Task objective –
In the entries below, print exactly the lines from the first through the one with "import * as", both included, and none of the pictures.

-- Start --

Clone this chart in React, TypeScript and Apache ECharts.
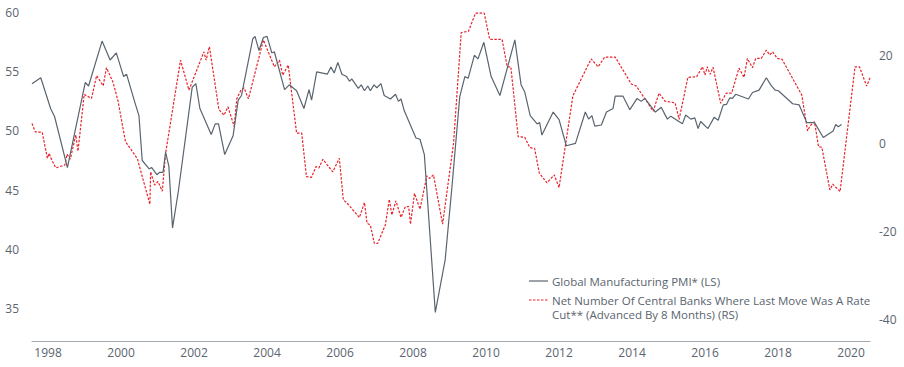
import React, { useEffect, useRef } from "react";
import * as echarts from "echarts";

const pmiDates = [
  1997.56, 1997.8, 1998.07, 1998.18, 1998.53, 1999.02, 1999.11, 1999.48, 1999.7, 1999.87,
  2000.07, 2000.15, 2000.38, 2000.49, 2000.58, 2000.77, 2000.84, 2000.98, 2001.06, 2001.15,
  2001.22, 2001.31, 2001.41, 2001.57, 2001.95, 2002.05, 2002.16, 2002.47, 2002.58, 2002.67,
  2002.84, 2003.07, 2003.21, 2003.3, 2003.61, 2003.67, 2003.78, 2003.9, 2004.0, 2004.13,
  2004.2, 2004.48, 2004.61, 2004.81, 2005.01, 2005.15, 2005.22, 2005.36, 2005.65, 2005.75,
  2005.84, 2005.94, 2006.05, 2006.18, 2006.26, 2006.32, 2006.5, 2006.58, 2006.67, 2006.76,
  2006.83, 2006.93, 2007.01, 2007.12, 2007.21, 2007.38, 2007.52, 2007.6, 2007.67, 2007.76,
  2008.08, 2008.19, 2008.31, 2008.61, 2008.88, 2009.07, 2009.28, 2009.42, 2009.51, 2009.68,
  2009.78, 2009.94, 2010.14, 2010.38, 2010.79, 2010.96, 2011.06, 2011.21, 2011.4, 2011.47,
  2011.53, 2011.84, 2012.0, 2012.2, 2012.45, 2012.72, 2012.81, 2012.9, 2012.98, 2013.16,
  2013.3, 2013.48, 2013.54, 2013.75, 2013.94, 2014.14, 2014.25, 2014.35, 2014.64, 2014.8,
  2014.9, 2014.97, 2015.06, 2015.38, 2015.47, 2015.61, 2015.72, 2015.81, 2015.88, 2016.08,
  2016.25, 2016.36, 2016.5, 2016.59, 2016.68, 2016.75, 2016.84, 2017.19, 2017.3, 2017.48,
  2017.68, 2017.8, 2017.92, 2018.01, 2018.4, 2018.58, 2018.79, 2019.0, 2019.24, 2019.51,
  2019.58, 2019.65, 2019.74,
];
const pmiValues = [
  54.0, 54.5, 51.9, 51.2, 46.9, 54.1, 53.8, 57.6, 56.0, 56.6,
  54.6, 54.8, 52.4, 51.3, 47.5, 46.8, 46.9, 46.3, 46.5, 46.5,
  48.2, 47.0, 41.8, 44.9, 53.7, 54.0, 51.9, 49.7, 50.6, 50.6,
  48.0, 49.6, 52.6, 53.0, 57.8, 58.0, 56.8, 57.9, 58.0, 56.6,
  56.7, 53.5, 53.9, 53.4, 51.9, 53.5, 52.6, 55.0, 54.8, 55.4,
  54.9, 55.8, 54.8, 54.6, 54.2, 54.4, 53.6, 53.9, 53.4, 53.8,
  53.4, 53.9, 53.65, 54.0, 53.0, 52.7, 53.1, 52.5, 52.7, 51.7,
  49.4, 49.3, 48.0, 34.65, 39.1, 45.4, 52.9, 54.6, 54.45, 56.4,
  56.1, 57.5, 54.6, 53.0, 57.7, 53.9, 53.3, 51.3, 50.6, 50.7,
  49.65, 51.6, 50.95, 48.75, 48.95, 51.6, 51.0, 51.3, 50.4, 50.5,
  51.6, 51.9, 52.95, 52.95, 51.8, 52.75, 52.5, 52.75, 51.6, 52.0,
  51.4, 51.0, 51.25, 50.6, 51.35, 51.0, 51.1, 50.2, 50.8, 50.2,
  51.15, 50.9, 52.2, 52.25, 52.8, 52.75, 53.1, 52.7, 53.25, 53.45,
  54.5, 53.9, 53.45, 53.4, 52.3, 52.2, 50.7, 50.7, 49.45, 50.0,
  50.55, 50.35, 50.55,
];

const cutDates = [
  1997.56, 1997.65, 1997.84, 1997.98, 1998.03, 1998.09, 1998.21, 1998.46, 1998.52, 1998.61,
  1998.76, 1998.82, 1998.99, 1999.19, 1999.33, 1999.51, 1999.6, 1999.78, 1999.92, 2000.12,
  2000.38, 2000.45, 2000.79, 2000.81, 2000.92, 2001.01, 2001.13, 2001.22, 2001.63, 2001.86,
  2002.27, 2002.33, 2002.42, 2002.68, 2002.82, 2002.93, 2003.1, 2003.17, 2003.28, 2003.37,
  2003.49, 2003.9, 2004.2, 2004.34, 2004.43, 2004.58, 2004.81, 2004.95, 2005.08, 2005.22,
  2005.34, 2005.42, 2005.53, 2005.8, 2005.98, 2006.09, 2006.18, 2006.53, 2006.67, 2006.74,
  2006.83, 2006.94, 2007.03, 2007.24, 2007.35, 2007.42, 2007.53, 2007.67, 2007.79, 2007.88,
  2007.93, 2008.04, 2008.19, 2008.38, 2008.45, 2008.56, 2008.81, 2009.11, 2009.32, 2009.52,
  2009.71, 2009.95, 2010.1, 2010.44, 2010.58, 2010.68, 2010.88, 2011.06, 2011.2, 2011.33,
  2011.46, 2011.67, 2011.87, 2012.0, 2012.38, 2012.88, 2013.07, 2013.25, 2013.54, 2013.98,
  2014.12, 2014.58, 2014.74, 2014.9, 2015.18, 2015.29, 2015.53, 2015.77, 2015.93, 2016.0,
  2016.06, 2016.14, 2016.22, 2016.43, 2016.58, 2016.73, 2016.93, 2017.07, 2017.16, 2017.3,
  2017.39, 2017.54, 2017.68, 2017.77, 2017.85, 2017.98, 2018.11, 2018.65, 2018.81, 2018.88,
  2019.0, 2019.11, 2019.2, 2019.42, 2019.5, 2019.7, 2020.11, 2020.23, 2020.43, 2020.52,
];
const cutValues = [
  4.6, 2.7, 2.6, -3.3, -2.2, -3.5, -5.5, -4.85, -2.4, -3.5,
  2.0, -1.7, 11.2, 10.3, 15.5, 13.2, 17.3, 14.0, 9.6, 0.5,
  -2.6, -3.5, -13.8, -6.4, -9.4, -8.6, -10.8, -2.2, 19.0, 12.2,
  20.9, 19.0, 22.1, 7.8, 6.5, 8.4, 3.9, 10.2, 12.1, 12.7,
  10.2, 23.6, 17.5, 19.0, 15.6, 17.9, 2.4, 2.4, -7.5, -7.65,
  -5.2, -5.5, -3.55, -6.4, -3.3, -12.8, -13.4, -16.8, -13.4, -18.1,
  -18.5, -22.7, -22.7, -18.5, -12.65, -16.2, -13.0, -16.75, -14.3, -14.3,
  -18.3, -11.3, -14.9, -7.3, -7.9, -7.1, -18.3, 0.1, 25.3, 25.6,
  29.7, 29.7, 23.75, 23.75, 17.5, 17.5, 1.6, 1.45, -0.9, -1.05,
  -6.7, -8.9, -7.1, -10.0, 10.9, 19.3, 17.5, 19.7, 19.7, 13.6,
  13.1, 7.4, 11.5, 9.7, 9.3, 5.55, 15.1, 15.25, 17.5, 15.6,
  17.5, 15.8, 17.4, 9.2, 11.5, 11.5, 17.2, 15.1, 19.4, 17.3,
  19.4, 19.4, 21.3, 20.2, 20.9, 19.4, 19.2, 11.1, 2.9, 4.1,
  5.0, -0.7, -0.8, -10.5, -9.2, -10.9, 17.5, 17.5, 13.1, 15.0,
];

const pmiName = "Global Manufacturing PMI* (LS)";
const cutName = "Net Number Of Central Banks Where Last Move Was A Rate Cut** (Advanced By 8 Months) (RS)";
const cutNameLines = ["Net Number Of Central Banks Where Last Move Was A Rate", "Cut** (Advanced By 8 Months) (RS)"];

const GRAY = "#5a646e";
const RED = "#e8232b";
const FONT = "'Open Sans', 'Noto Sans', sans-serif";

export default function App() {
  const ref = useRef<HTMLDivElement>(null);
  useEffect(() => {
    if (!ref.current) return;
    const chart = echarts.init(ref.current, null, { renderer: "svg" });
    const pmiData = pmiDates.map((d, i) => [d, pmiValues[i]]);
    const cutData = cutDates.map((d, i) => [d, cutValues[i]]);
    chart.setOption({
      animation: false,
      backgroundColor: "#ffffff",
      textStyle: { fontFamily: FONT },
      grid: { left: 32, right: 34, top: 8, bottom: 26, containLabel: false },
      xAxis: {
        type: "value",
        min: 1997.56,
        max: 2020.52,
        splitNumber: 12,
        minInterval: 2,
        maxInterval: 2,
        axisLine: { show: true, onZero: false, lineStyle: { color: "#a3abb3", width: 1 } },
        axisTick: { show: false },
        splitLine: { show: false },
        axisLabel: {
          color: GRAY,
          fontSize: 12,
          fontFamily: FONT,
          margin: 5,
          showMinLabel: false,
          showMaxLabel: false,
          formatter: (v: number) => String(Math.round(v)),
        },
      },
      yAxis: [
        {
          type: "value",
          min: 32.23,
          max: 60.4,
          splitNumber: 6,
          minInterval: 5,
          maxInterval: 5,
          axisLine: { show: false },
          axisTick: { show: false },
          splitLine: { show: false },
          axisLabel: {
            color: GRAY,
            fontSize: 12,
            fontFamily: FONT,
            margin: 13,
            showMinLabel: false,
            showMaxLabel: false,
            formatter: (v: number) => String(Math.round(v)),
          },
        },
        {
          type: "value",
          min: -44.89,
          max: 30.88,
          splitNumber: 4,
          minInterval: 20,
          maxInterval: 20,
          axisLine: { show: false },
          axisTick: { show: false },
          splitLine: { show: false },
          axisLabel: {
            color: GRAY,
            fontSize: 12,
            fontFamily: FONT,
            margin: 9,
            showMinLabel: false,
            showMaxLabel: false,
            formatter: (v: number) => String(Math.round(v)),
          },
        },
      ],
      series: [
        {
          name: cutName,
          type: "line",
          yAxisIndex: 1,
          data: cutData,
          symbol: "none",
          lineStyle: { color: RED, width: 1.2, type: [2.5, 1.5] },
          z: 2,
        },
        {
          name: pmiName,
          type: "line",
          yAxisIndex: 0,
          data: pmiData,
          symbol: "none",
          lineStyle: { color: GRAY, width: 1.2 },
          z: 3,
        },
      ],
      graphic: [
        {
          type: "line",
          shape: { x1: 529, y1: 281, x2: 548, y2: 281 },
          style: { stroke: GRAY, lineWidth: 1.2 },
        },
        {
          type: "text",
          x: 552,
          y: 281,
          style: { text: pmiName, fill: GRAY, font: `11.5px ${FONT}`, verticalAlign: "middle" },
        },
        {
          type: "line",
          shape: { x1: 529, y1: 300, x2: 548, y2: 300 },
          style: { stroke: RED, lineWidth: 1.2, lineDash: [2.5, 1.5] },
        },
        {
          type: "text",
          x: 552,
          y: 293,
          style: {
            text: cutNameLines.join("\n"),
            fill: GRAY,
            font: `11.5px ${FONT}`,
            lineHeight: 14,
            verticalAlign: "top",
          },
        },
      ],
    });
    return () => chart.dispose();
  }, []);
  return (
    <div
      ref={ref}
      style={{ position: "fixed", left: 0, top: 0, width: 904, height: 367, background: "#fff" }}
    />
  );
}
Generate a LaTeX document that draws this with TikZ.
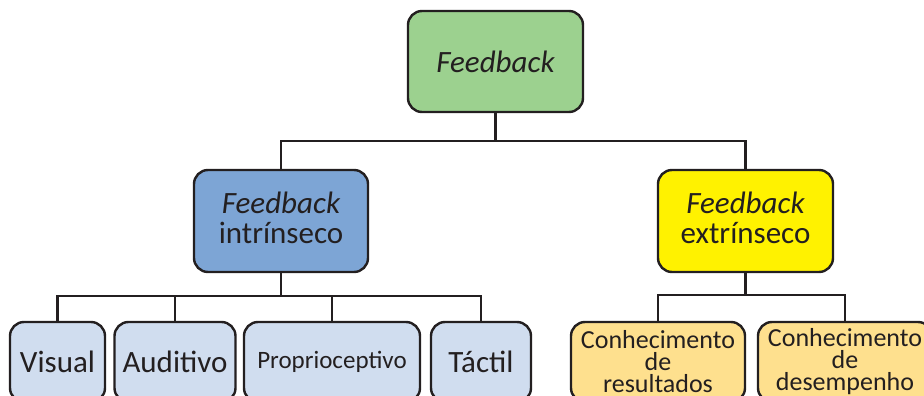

-- End --

Answer to this exercise –
Clone this chart in React, TypeScript and Apache ECharts.
import React, { useEffect, useRef } from "react";
import * as echarts from "echarts";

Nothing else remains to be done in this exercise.